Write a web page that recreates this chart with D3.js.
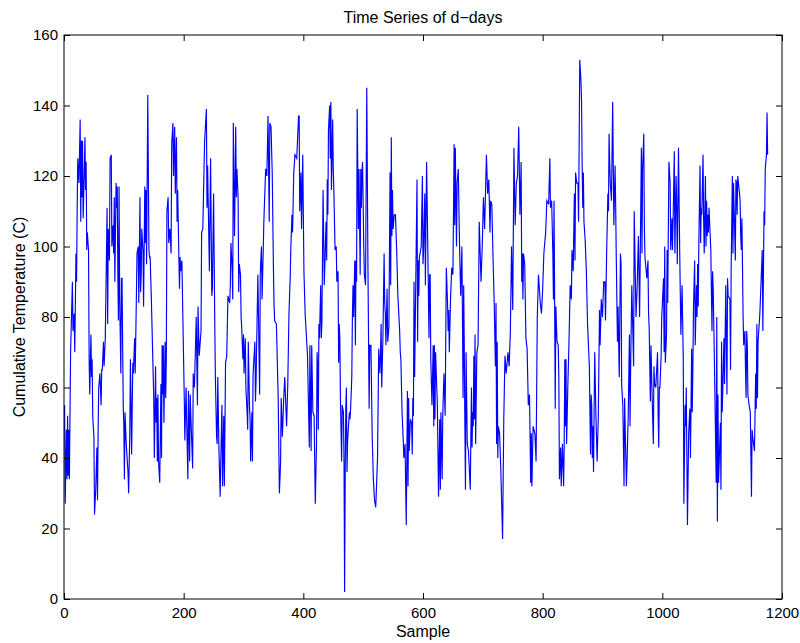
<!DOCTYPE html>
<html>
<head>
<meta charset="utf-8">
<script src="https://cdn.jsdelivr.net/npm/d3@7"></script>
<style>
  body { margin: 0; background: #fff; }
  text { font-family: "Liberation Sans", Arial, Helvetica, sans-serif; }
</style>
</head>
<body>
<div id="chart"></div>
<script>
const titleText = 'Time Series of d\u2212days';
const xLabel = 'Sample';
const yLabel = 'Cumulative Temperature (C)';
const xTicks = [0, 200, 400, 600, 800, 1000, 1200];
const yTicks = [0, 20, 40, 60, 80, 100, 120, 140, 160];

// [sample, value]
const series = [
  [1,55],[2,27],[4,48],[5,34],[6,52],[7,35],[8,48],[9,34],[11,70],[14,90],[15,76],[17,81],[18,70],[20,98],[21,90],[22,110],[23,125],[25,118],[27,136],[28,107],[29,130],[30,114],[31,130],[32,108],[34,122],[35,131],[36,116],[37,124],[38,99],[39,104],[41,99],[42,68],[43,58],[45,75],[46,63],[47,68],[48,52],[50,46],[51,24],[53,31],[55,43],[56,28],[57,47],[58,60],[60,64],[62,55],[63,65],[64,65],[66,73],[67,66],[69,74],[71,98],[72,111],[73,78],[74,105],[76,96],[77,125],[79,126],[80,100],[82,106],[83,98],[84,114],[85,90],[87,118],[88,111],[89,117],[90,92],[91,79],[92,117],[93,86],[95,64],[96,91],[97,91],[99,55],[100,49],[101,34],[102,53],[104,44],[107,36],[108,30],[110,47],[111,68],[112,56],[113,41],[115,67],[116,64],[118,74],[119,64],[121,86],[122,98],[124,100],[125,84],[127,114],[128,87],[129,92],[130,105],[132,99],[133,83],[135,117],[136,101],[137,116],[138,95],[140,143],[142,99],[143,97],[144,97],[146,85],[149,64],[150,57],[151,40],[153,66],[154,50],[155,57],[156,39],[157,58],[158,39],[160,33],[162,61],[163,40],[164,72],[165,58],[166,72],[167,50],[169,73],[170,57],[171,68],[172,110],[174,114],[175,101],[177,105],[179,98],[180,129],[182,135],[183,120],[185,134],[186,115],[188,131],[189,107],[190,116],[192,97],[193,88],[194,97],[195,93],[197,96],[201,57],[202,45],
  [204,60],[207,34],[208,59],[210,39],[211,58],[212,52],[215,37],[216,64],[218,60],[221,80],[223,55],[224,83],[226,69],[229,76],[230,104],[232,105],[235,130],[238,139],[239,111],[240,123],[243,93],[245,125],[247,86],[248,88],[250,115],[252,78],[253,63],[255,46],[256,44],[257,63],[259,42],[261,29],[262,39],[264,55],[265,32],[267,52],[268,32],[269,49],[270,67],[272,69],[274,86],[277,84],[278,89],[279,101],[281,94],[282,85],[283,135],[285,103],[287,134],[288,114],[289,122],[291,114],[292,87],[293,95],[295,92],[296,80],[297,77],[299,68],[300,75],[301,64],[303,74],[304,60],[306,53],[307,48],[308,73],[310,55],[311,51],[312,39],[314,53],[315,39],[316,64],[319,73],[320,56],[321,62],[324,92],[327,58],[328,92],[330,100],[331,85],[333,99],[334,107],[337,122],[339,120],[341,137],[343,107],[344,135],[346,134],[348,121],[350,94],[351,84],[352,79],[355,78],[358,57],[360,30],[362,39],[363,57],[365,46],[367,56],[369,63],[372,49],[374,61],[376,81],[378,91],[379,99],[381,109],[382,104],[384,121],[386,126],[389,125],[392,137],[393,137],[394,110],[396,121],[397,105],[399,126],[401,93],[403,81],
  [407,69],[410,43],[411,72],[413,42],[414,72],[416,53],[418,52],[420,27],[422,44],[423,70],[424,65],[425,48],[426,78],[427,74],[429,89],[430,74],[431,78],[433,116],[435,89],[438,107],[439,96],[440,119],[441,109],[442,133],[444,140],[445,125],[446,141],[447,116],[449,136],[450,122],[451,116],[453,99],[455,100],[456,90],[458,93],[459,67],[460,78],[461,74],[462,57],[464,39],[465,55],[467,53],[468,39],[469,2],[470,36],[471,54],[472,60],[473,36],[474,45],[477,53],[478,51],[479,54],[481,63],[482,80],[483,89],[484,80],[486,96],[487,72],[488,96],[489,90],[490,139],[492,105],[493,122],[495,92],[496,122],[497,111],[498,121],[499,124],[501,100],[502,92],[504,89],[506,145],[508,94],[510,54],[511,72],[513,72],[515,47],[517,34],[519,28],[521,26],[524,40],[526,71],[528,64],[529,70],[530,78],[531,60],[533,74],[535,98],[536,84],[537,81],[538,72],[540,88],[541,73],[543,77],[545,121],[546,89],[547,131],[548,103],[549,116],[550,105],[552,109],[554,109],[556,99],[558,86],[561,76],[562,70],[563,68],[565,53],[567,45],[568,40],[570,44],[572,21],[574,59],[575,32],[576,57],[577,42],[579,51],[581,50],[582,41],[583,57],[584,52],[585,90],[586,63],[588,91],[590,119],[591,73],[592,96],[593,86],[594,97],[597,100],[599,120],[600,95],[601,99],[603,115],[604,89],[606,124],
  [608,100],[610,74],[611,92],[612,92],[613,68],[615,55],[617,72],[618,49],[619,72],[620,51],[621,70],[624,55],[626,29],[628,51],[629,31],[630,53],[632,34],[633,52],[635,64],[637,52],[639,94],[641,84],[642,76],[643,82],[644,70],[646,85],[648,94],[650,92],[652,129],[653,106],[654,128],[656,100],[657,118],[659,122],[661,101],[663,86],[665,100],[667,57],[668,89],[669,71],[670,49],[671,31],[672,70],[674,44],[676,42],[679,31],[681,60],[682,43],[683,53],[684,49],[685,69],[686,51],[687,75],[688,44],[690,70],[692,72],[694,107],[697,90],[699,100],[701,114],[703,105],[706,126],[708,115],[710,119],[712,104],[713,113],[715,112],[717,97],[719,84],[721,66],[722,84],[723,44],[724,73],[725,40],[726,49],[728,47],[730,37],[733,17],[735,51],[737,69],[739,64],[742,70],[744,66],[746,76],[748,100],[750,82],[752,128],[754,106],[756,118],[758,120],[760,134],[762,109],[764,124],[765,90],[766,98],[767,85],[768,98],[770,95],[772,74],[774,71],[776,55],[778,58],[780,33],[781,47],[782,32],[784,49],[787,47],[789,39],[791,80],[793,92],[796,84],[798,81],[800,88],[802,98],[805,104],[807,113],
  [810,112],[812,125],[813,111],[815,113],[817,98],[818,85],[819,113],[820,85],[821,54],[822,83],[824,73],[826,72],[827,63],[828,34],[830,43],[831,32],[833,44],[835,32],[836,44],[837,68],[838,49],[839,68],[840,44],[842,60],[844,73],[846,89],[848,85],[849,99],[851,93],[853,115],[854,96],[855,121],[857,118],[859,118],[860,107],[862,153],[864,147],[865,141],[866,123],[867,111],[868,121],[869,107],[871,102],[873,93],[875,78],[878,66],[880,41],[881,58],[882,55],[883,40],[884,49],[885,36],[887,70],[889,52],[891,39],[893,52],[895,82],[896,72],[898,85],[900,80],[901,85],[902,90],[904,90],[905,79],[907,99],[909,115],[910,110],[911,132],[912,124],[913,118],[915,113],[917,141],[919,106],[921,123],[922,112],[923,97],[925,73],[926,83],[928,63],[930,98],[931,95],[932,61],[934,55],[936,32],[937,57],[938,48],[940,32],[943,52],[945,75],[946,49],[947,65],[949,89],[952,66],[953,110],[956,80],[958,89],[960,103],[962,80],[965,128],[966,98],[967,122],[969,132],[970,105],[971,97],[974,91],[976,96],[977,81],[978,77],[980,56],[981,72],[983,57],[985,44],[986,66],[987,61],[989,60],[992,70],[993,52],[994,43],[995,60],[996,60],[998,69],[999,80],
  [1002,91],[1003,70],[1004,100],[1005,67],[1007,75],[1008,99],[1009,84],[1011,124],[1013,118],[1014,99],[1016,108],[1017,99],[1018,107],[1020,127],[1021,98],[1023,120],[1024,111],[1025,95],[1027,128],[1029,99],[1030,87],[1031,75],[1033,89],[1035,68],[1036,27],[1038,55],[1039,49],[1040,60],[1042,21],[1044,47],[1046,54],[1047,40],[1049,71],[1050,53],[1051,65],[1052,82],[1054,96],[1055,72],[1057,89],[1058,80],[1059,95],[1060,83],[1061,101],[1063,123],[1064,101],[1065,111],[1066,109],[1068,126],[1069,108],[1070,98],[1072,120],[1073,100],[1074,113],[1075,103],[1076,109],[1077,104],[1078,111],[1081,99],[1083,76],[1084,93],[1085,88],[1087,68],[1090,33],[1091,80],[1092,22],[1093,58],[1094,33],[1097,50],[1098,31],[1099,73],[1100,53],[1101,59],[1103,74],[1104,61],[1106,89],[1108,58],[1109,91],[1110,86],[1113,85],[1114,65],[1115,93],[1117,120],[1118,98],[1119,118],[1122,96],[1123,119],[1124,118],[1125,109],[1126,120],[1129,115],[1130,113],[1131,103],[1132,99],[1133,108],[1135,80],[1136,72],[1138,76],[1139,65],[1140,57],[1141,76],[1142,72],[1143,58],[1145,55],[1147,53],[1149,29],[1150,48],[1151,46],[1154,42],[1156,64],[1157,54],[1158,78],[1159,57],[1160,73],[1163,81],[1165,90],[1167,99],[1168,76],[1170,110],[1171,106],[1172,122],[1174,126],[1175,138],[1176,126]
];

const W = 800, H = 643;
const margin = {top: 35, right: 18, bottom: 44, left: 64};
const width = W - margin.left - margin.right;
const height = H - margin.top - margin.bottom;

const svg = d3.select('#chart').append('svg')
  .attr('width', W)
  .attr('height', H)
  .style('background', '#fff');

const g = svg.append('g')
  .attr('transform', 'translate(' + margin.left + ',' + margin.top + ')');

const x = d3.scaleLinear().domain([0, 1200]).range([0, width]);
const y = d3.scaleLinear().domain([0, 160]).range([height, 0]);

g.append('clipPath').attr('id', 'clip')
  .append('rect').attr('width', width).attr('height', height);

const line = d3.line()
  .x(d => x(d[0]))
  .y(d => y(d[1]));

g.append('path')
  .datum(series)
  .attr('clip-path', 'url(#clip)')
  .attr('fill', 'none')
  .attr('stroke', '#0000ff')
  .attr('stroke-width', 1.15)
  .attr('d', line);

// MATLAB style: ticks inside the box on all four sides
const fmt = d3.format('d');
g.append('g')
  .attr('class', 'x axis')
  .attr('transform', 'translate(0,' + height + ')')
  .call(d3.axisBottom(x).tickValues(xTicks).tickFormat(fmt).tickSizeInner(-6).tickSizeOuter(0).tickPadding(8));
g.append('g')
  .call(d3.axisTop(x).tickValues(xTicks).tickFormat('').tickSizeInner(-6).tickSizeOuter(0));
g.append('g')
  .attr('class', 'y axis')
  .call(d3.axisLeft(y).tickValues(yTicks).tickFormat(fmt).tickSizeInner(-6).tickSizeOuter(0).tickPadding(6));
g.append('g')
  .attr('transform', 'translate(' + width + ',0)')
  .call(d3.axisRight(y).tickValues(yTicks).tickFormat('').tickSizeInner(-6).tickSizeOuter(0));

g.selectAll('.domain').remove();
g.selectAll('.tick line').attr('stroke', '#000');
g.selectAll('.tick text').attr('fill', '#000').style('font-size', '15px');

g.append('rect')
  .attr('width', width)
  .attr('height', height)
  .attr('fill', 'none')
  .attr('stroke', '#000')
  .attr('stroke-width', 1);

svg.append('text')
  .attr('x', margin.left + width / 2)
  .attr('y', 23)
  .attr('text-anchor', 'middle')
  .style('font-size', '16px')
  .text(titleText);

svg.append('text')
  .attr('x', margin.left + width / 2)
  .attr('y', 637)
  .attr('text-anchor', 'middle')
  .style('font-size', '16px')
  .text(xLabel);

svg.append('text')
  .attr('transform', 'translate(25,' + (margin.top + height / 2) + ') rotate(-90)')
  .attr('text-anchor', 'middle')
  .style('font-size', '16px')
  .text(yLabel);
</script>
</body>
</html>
****************************************
● CHALLENGE
Skip the pictures and restate exactly the lines from the beginning of the listing to the line with "120, 140, 160];", that line included.

● FULL RESPONSE
Write a web page that recreates this chart with D3.js.
<!DOCTYPE html>
<html>
<head>
<meta charset="utf-8">
<script src="https://cdn.jsdelivr.net/npm/d3@7"></script>
<style>
  body { margin: 0; background: #fff; }
  text { font-family: "Liberation Sans", Arial, Helvetica, sans-serif; }
</style>
</head>
<body>
<div id="chart"></div>
<script>
const titleText = 'Time Series of d\u2212days';
const xLabel = 'Sample';
const yLabel = 'Cumulative Temperature (C)';
const xTicks = [0, 200, 400, 600, 800, 1000, 1200];
const yTicks = [0, 20, 40, 60, 80, 100, 120, 140, 160];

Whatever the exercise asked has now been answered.